You can’t have a book without a binding, just like it’s hard to bring your groceries home without a bag. But because bindings serve such a practical purpose, their creative potential is easy to overlook.
A new exhibition at Harvard’s Houghton Library puts the artistic dimensions of bookbinding on full display. “InsideOUT: Contemporary Bindings of Private Press Books” uses a clever approach to dramatize the creative side of bookbinding. The curators asked 59 bookbinders to create custom bindings for one of 28 titles, so different bookbinders end up taking their best shots at the same books.

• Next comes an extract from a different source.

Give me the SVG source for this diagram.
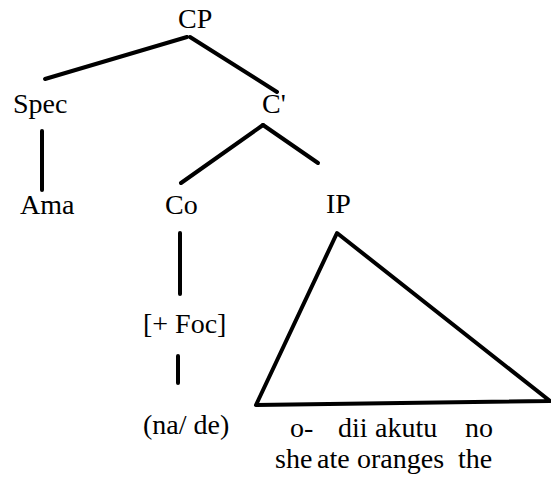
<svg xmlns="http://www.w3.org/2000/svg" width="551" height="480" viewBox="0 0 551 480">
<rect width="551" height="480" fill="#fff"/>
<g id="connectors" stroke="#000" stroke-width="4" fill="none" stroke-linecap="round">
<line x1="187" y1="37" x2="45" y2="79"/>
<line x1="190" y1="37" x2="277" y2="92"/>
<line x1="42" y1="131" x2="42" y2="190"/>
<line x1="263" y1="125" x2="181" y2="183"/>
<line x1="263" y1="125" x2="318" y2="163"/>
<line x1="180" y1="233" x2="180" y2="294"/>
<line x1="178" y1="356" x2="178" y2="383"/>
</g>
<g id="CP"><text style="font-family:'Liberation Serif',serif;font-size:28px" x="178" y="28">CP</text></g>
<g id="Spec"><text style="font-family:'Liberation Serif',serif;font-size:28px" x="13" y="113">Spec</text></g>
<g id="Cbar"><text style="font-family:'Liberation Serif',serif;font-size:28px" x="262" y="113">C'</text></g>
<g id="Ama"><text style="font-family:'Liberation Serif',serif;font-size:28px" x="20" y="214">Ama</text></g>
<g id="Co"><text style="font-family:'Liberation Serif',serif;font-size:28px" x="165" y="214">Co</text></g>
<g id="IP"><text style="font-family:'Liberation Serif',serif;font-size:28px" x="326" y="213">IP</text>
<polygon points="337,233 256,405 550,401" stroke="#000" stroke-width="4" fill="none" stroke-linejoin="round"/></g>
<g id="Foc"><text style="font-family:'Liberation Serif',serif;font-size:28px" x="143" y="333">[+ Foc]</text></g>
<g id="nade"><text style="font-family:'Liberation Serif',serif;font-size:28px" x="143" y="434">(na/ de)</text></g>
<g id="gloss">
<text style="font-family:'Liberation Serif',serif;font-size:28px" x="290" y="437">o-</text>
<text style="font-family:'Liberation Serif',serif;font-size:28px" x="338" y="437">dii</text>
<text style="font-family:'Liberation Serif',serif;font-size:28px" x="375" y="437">akutu</text>
<text style="font-family:'Liberation Serif',serif;font-size:28px" x="465" y="437">no</text>
<text style="font-family:'Liberation Serif',serif;font-size:28px" x="275" y="468">she</text>
<text style="font-family:'Liberation Serif',serif;font-size:28px" x="317" y="468">ate</text>
<text style="font-family:'Liberation Serif',serif;font-size:28px" x="357" y="468">oranges</text>
<text style="font-family:'Liberation Serif',serif;font-size:28px" x="458" y="468">the</text>
</g>
</svg>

The bindings on display were made from paper, parchment, cloth, tyvek, and leather (goatskin, in particular, was an especially popular choice), and were adorned with everything from mother of pearl to beaded velvet. This isn’t how we normally think about it, but the binding itself can make an artistic contribution to the work: in an e-mail, exhibition cocurator Jim Reid-Cunningham, who is also deputy director of the Boston Athenaeum, said binding a book is “akin to a musician playing a piece of music written by another composer.”
In the pair of images below, you can see two bindings for Henry David Thoreau’s “Of Woodland Pools, Spring-Holes and Ditches.” The first has a warm, rustic look while the second is geometric and modern—stark differences, which remind us that the same book means different things to different people.
InsideOUT runs at Harvard’s Houghton Library through Dec. 13.